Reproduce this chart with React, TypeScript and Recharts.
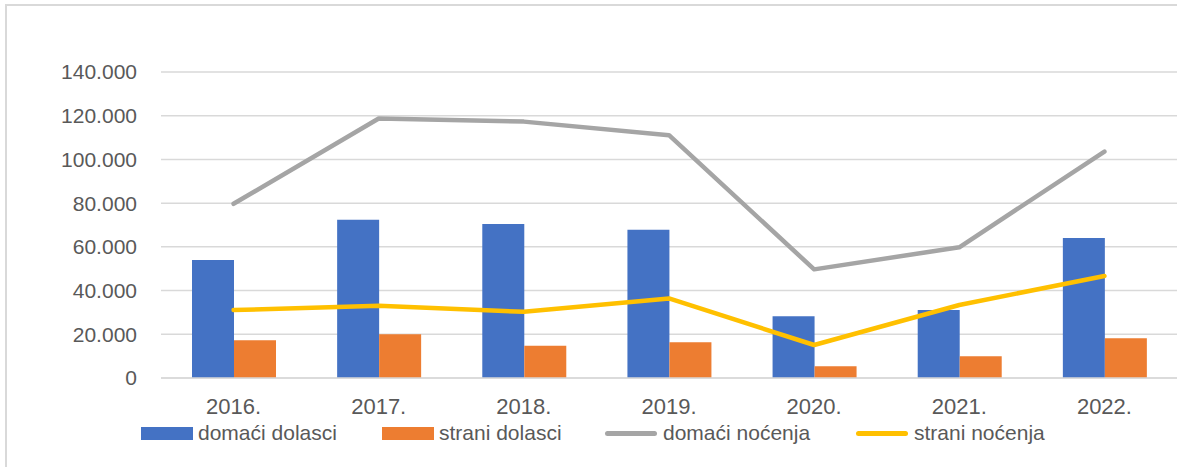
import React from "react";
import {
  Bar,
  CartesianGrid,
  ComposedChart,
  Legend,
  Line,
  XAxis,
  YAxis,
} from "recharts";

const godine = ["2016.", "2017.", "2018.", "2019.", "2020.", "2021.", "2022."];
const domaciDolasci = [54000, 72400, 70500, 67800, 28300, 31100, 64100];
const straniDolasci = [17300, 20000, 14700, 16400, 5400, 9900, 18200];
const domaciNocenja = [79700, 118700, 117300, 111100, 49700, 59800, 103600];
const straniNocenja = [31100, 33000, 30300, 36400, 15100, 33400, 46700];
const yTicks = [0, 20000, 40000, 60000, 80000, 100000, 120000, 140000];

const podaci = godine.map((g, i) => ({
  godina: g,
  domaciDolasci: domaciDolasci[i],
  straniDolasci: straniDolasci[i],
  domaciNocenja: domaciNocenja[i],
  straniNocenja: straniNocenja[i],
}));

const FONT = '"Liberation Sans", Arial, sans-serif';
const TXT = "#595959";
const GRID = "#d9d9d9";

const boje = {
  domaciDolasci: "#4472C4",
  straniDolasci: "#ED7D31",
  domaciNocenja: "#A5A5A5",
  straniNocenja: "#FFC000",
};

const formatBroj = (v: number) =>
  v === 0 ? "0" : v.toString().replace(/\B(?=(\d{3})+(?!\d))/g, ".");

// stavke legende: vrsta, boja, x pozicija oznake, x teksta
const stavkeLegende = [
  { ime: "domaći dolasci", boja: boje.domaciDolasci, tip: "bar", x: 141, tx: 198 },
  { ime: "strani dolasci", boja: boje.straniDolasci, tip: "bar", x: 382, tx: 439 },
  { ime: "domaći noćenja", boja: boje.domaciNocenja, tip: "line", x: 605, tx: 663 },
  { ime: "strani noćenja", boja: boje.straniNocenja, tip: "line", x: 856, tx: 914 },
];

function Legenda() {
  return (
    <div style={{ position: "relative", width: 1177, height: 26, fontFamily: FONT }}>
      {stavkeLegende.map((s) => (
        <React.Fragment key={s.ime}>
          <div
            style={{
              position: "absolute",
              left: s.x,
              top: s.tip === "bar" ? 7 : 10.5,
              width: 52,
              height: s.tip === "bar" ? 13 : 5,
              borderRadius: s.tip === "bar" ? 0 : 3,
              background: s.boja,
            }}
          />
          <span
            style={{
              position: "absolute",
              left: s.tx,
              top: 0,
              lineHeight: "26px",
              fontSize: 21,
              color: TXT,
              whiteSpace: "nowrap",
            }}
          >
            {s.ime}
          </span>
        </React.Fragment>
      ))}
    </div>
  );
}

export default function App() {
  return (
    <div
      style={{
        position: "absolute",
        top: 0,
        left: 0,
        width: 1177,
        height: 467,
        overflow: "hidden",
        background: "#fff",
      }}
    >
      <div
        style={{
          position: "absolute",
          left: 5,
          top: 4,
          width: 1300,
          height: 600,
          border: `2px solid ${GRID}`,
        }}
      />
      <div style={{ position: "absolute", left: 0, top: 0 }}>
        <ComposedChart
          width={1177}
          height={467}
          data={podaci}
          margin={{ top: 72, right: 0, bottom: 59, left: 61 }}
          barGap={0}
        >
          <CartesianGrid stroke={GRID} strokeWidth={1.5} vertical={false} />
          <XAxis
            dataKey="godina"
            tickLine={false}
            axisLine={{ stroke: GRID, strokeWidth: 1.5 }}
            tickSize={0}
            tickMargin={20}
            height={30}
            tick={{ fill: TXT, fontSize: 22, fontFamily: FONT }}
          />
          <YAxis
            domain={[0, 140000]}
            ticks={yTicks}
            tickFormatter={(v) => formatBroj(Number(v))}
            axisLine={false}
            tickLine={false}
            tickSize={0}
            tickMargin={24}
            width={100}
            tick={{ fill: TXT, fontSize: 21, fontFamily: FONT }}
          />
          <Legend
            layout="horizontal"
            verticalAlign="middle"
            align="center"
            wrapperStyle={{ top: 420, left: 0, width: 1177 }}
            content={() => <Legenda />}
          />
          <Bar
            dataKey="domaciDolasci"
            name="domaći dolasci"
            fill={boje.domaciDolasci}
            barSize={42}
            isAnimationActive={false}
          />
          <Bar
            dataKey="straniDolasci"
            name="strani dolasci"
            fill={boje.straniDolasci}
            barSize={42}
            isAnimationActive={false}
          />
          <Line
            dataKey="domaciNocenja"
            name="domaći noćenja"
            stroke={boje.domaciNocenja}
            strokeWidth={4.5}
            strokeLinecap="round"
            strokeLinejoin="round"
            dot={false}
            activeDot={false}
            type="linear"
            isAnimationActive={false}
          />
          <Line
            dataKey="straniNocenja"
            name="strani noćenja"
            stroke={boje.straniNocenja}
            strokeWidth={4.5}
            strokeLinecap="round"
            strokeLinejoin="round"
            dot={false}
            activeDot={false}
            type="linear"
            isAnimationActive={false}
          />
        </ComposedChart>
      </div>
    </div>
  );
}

○ ○ ○ ○ ○ ○ ○

## What needs to be done
Your task is to return the lines above, from the first one up to and including the line containing "100000, 120000, 140000];", minus any pictures.

## Result
Reproduce this chart with React, TypeScript and Recharts.
import React from "react";
import {
  Bar,
  CartesianGrid,
  ComposedChart,
  Legend,
  Line,
  XAxis,
  YAxis,
} from "recharts";

const godine = ["2016.", "2017.", "2018.", "2019.", "2020.", "2021.", "2022."];
const domaciDolasci = [54000, 72400, 70500, 67800, 28300, 31100, 64100];
const straniDolasci = [17300, 20000, 14700, 16400, 5400, 9900, 18200];
const domaciNocenja = [79700, 118700, 117300, 111100, 49700, 59800, 103600];
const straniNocenja = [31100, 33000, 30300, 36400, 15100, 33400, 46700];
const yTicks = [0, 20000, 40000, 60000, 80000, 100000, 120000, 140000];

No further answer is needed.